You placed it on the basket top,
In paper coverings still it lay,
Mid rolling seas a lurch it got,
And bled its inner life away.
Its fate, how like the buoyant heart
That o’er life’s billowy ocean springs
Till disappointment tips the bark,
And overstrained, snap go the strings.”
CHAPTER XXV.
I speak next of the Samoset House estate, not for the purpose of following its title, but for the purpose of speaking of its occupants at various times. As long ago as I remember the estate extended from Court street up Wood’s Lane to what is now Allerton street. Its Court street line extended by the line of the present gutter, the street being widened afterwards by cutting off a strip of that and adjoining estates on the north. There was a high, close board fence along the street, which I remember because when a boy I brought up against it a runaway horse which I was riding. The house on the estate was what is now the old part of the Samoset, and was owned and occupied by Mrs. Betsey H. Hodge and her father, Dr. Jas. Thacher, until 1827. It faced the south, and was reached by a driveway from Wood’s Lane, and its spacious yard was bounded on the southwest by a carriage house and barn, a handsome lawn lying along Court street. The estate called La Grange was altogether the most aristocratic one in town, and at the above date, with the exception of the old Merrick Ryder house on the southeast corner of the Mixter lot, and an old red house on the corner of Lothrop Place, no houses were in sight at the north.
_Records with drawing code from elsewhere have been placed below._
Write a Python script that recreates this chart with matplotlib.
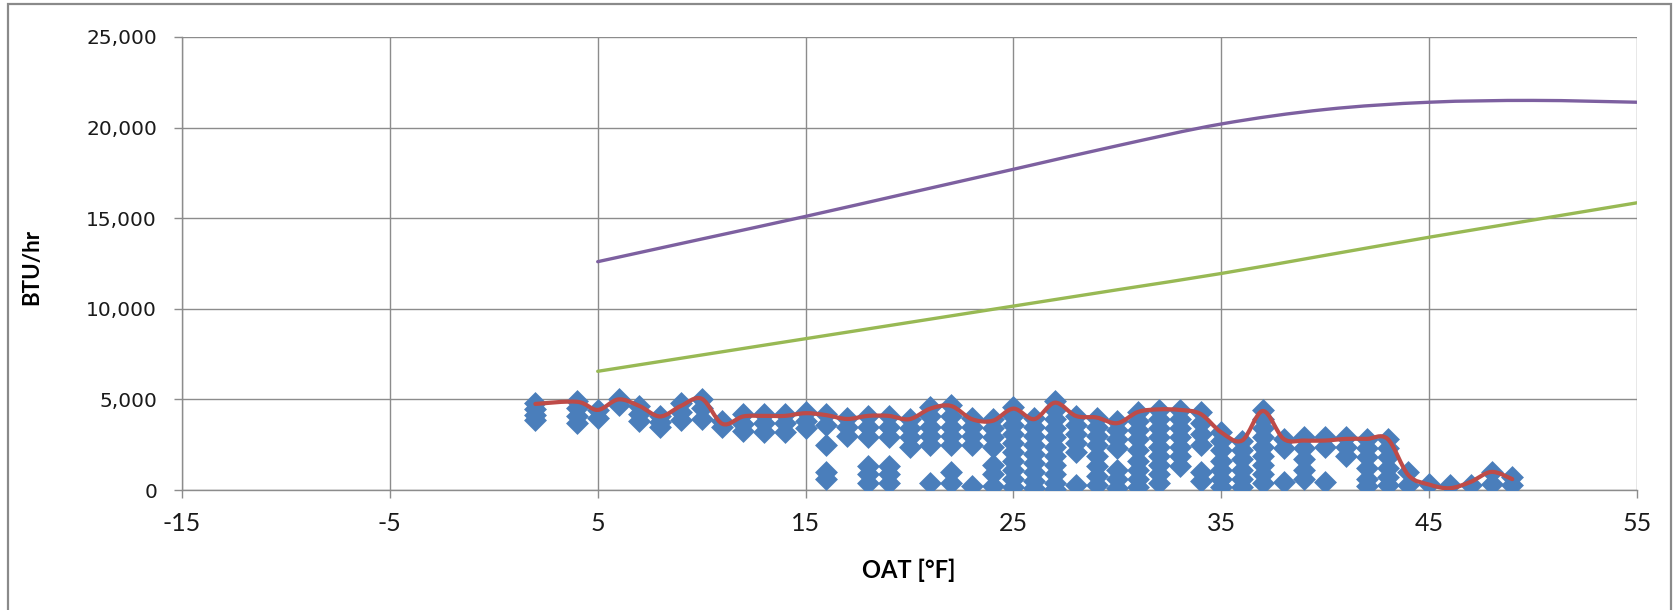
import numpy as np
import matplotlib
matplotlib.use("Agg")
import matplotlib.pyplot as plt
from matplotlib.path import Path
from matplotlib.patches import PathPatch, Rectangle
from matplotlib.ticker import FixedLocator, FuncFormatter

# Logged heating loads (BTU/hr) grouped by outdoor-air temperature (°F)
scatter_temps = [2, 4, 5, 6, 7, 8, 9, 10, 11, 12, 13, 14, 15, 16, 17, 18, 19, 20,
                 21, 22, 23, 24, 25, 26, 27, 28, 29, 30, 31, 32, 33, 34, 35, 36,
                 37, 38, 39, 40, 41, 42, 43, 44, 45, 46, 47, 48, 49]
scatter_loads = [
    [4800, 4450, 4150, 3850],
    [4900, 4500, 4100, 3700],
    [4400, 3950],
    [5000, 4700],
    [4650, 4200, 3800],
    [4100, 3750, 3500],
    [4800, 4300, 3850],
    [5000, 4500, 3900],
    [3800, 3500],
    [4200, 3650, 3250],
    [4200, 3700, 3200],
    [4200, 3700, 3200],
    [4300, 3800, 3400],
    [4200, 3600, 2500, 1000, 600],
    [4000, 3500, 3000],
    [4100, 3500, 2900, 1300, 900, 400],
    [4100, 3500, 2900, 1300, 900, 400],
    [3900, 3400, 2900, 2400],
    [4600, 4100, 3500, 3000, 2500, 400],
    [4700, 4100, 3500, 3000, 2500, 1000, 400],
    [4000, 3500, 3000, 2500, 200],
    [3900, 3400, 2900, 2400, 1400, 900, 200],
    [4600, 4100, 3600, 3100, 2600, 2100, 1600, 1100, 600, 150],
    [4000, 3500, 3000, 2500, 2000, 1500, 1000, 500, 100],
    [4900, 4400, 3900, 3400, 2900, 2400, 1900, 1400, 900, 400, 50],
    [4100, 3600, 3100, 2600, 2100, 300],
    [4000, 3500, 3000, 2500, 1900, 1300, 800, 300],
    [3800, 3300, 2800, 2300, 1100, 600, 100],
    [4300, 3800, 3300, 2800, 2200, 1600, 1100, 600, 150],
    [4400, 3900, 3400, 2900, 2400, 1900, 1400, 900, 400],
    [4400, 3900, 3400, 2900, 2400, 1900, 1300],
    [4300, 3700, 3100, 2500, 1000, 500],
    [3200, 2700, 2200, 1600, 1100, 600, 150],
    [2700, 2200, 1700, 1100, 600, 150],
    [4400, 3900, 3400, 2900, 2400, 1900, 1400, 900, 400],
    [2800, 2300, 450],
    [2900, 2300, 1700, 1100, 600],
    [2900, 2400, 450],
    [2900, 2400, 1900],
    [2800, 2300, 1800, 1200, 600, 200],
    [2800, 2300, 1800, 1200, 700, 300],
    [1000, 300],
    [350],
    [250],
    [250],
    [1000, 350],
    [700, 250],
]

# Trend of the logged load
trend_temps = [2, 4, 5, 6, 7, 8, 9, 10, 11, 12, 13, 14, 15, 16, 17, 18, 19, 20,
               21, 22, 23, 24, 25, 26, 27, 28, 29, 30, 31, 32, 33, 34, 35, 36,
               37, 38, 39, 40, 41, 42, 43, 44, 45, 46, 47, 48, 49]
trend_loads = [4750, 4870, 4420, 5000, 4640, 4060, 4640, 5040, 3650, 4060,
               4090, 4090, 4240, 4130, 3920, 4090, 4090, 3910, 4490, 4640,
               3910, 3820, 4490, 3910, 4820, 4090, 4000, 3690, 4310, 4450,
               4420, 4200, 3180, 2730, 4360, 2820, 2730, 2730, 2820, 2820,
               2820, 820, 300, 100, 450, 1000, 600]

# Design-load curves
design_temps = [5, 10, 15, 20, 25, 30, 35, 40, 45, 50, 55]
design_load_high = [12600, 13850, 15100, 16400, 17700, 19000, 20200, 21000,
                    21400, 21500, 21400]
design_load_low = [6550, 7450, 8350, 9250, 10150, 11050, 11950, 12950,
                   13950, 14900, 15850]

x_ticks = [-15, -5, 5, 15, 25, 35, 45, 55]
y_ticks = [0, 5000, 10000, 15000, 20000, 25000]

BLUE = "#4A7EBB"
RED = "#BE4B48"
GREEN = "#98B954"
PURPLE = "#7D60A0"
GRID = "#8C8C8C"

DIAMOND = [(0, 1), (1, 0), (0, -1), (-1, 0), (0, 1)]


def smooth_path(xs, ys):
    """Cubic Bezier path through the points (Catmull-Rom style tangents)."""
    pts = np.column_stack([xs, ys]).astype(float)
    n = len(pts)
    verts = [pts[0]]
    codes = [Path.MOVETO]
    for i in range(n - 1):
        p0 = pts[i - 1] if i > 0 else pts[i]
        p1 = pts[i]
        p2 = pts[i + 1]
        p3 = pts[i + 2] if i + 2 < n else pts[i + 1]
        verts += [p1 + (p2 - p0) / 6.0, p2 - (p3 - p1) / 6.0, p2]
        codes += [Path.CURVE4] * 3
    return Path(verts, codes)


W, H = 1676, 610
fig = plt.figure(figsize=(W / 100, H / 100), dpi=100)
fig.patch.set_facecolor("white")

left, right, top, bottom = 182, 1637, 37, 490
ax = fig.add_axes([left / W, (H - bottom) / H, (right - left) / W, (bottom - top) / H])
ax.set_xlim(-15, 55)
ax.set_ylim(0, 25000)

ax.xaxis.set_major_locator(FixedLocator(x_ticks))
ax.yaxis.set_major_locator(FixedLocator(y_ticks))
ax.yaxis.set_major_formatter(FuncFormatter(lambda v, p: f"{int(v):,}"))
ax.xaxis.set_major_formatter(FuncFormatter(lambda v, p: f"{int(v)}"))

ax.grid(True, color=GRID, linewidth=1.0, zorder=0)
ax.set_axisbelow(True)
for side in ("top", "right"):
    ax.spines[side].set_visible(False)
for side in ("left", "bottom"):
    ax.spines[side].set_color(GRID)
    ax.spines[side].set_linewidth(1.0)

ax.tick_params(axis="both", direction="out", length=6, width=1.0, color=GRID)
ax.tick_params(axis="y", pad=12, labelsize=14.5, labelcolor="#1a1a1a")
ax.tick_params(axis="x", pad=10, labelcolor="#1a1a1a")
for lab in ax.get_xticklabels():
    lab.set_fontfamily(["Lato", "DejaVu Sans"])
    lab.set_fontsize(18)
for lab in ax.get_yticklabels():
    lab.set_fontfamily(["DejaVu Sans"])

# Logged loads
for t, loads in zip(scatter_temps, scatter_loads):
    ax.plot([t] * len(loads), loads, linestyle="none", marker=DIAMOND,
            markersize=16.5, markerfacecolor=BLUE, markeredgewidth=0,
            zorder=3)

# Smoothed curves
for xs, ys, col, lw, z in [
    (design_temps, design_load_high, PURPLE, 2.4, 4),
    (design_temps, design_load_low, GREEN, 2.4, 4),
    (trend_temps, trend_loads, RED, 3.0, 5),
]:
    ax.add_patch(PathPatch(smooth_path(xs, ys), fill=False, edgecolor=col,
                           linewidth=lw, capstyle="round", joinstyle="round",
                           zorder=z))

ax.set_ylabel("BTU/hr", fontsize=16, fontweight="bold",
              family=["Lato", "DejaVu Sans"])
ax.yaxis.set_label_coords((32 - left) / (right - left), (bottom - 267) / (bottom - top))
ax.set_xlabel("OAT [°F]", fontsize=17, fontweight="bold",
              family=["Lato", "DejaVu Sans"])
ax.xaxis.set_label_coords((909 - left) / (right - left), -(570 - bottom) / (bottom - top))
ax.xaxis.label.set_va("center")
ax.yaxis.label.set_va("center")

# Chart-area frame
fig.add_artist(Rectangle((8 / W, -0.01), (1671 - 8) / W, 1 - 4 / H + 0.01,
                         transform=fig.transFigure, fill=False,
                         edgecolor="#8A8A8A", linewidth=1.6))

fig.savefig("out.png", dpi=100, facecolor="white")
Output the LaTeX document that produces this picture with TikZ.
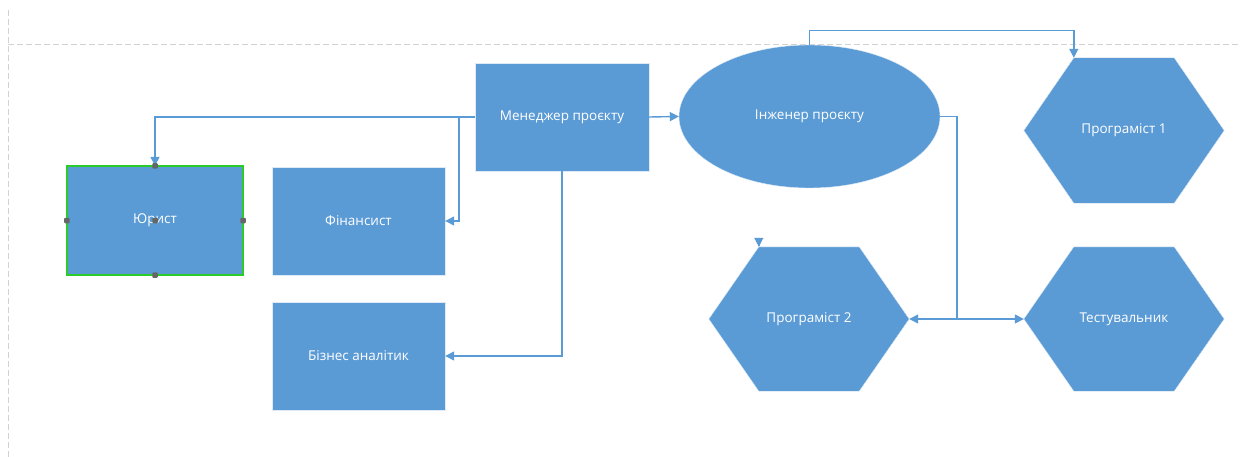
\documentclass[tikz,border=0pt]{standalone}
\usepackage{fontspec}
\setmainfont{Open Sans}
\usetikzlibrary{arrows.meta,shapes.geometric,calc}
\definecolor{boxblue}{HTML}{5B9BD5}
\definecolor{guide}{HTML}{D2D2D2}
\definecolor{selgreen}{HTML}{2BCB2B}
\definecolor{handle}{HTML}{666666}

\begin{document}
\begin{tikzpicture}[x=1pt,y=-1pt,
  label font/.style={text=white, font=\fontsize{13.5}{15}\selectfont},
  rolebox/.style={rectangle, fill=boxblue, draw=white!80!boxblue, line width=0.4pt,
    inner sep=0pt, label font},
  oval/.style={ellipse, fill=boxblue, draw=white!80!boxblue, line width=0.4pt,
    inner sep=0pt, label font},
  hexframe/.style={rectangle, draw=none, inner sep=0pt, label font},
  hexfill/.style={fill=boxblue, draw=white!80!boxblue, line width=0.4pt},
  conn/.style={draw=boxblue, line width=1.4pt, -{Triangle[length=9pt,width=9pt]}},
  plainconn/.style={draw=boxblue, line width=1.4pt},
  guideline/.style={draw=guide, line width=0.9pt, dash pattern=on 6pt off 3pt},
  grip/.style={rectangle, rounded corners=1pt, fill=handle, minimum size=5.5pt, inner sep=0pt}]

\useasboundingbox (0,0) rectangle (1241,457);

% page guides
\draw[guideline] (8,44) -- (1241,44);
\draw[guideline] (8,10) -- (8,457);

% rectangular roles
\node[rolebox, minimum width=176pt, minimum height=109pt] (yur) at (155,220.5) {Юрист};
\node[rolebox, minimum width=173pt, minimum height=108pt] (fin) at (358.5,221) {Фінансист};
\node[rolebox, minimum width=173pt, minimum height=108pt] (biz) at (358.5,356) {Бізнес аналітик};
\node[rolebox, minimum width=174pt, minimum height=108pt] (mgr) at (562,117) {Менеджер проєкту};

% engineer
\node[oval, minimum width=261pt, minimum height=143pt] (eng) at (809.5,116.5) {Інженер проєкту};

% hexagonal roles: frame nodes carry the anchors, the outline is drawn from them
\node[hexframe, minimum width=200pt, minimum height=145pt] (p1) at (1124,130.5) {};
\node[hexframe, minimum width=200pt, minimum height=144pt] (p2) at (809,319) {};
\node[hexframe, minimum width=200pt, minimum height=144pt] (tst) at (1124,319) {};
\foreach \h in {p1,p2,tst}{
  \path[hexfill] (\h.west) -- ($(\h.north west)+(50,0)$) -- ($(\h.north east)+(-50,0)$)
    -- (\h.east) -- ($(\h.south east)+(-50,0)$) -- ($(\h.south west)+(50,0)$) -- cycle;
}
\node[label font] at (p1.center) {Програміст 1};
\node[label font] at (p2.center) {Програміст 2};
\node[label font] at (tst.center) {Тестувальник};

\coordinate (p1tl) at ($(p1.north west)+(50,0)$);
\coordinate (p2tl) at ($(p2.north west)+(50,0)$);

% connectors from the manager
\coordinate (split) at (459,117);
\draw[conn] (mgr.west) -| (yur.north);
\draw[conn] (split) |- (fin.east);
\draw[conn] (mgr.south) |- (biz.east);
\draw[conn] (mgr.east) -- (eng.west);

% connectors from the engineer
\draw[conn] (eng.north) -- ++(0,-14) -| (p1tl);
\coordinate (fork) at (957,319);
\draw[plainconn] (eng.east) -| (fork);
\draw[conn] (fork) -- (p2.east);
\draw[conn] (fork) -- (tst.west);
\draw[conn] ($(p2tl)+(0,-1)$) -- (p2tl);

% selection frame with grips
\draw[selgreen, line width=2pt] (yur.north west) rectangle (yur.south east);
\foreach \a in {north,south,east,west,center}{
  \node[grip] at (yur.\a) {};
}
\end{tikzpicture}
\end{document}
In 1827, Dr. Thacher moved into the easterly part of the Winslow house on North street, and the estate was sold to Charles Sever, who married in that year Mrs. Hodge’s daughter Jane. Mr. Sever was a Kingston man, brother of Col. John and James N. Sever, and as I have no recollection of his connection with any business in Plymouth, I think he must have been associated with his brothers in navigation and foreign trade. In 1833 Mr. Sever sold the estate to John Thomas, and moved temporarily into the house on Middle street next below Mr. Beaman’s undertaker’s establishment, while he was building the Sever house on Russell street, which he did not live to occupy, but which was occupied by his family until the recent death of his daughter Catherine.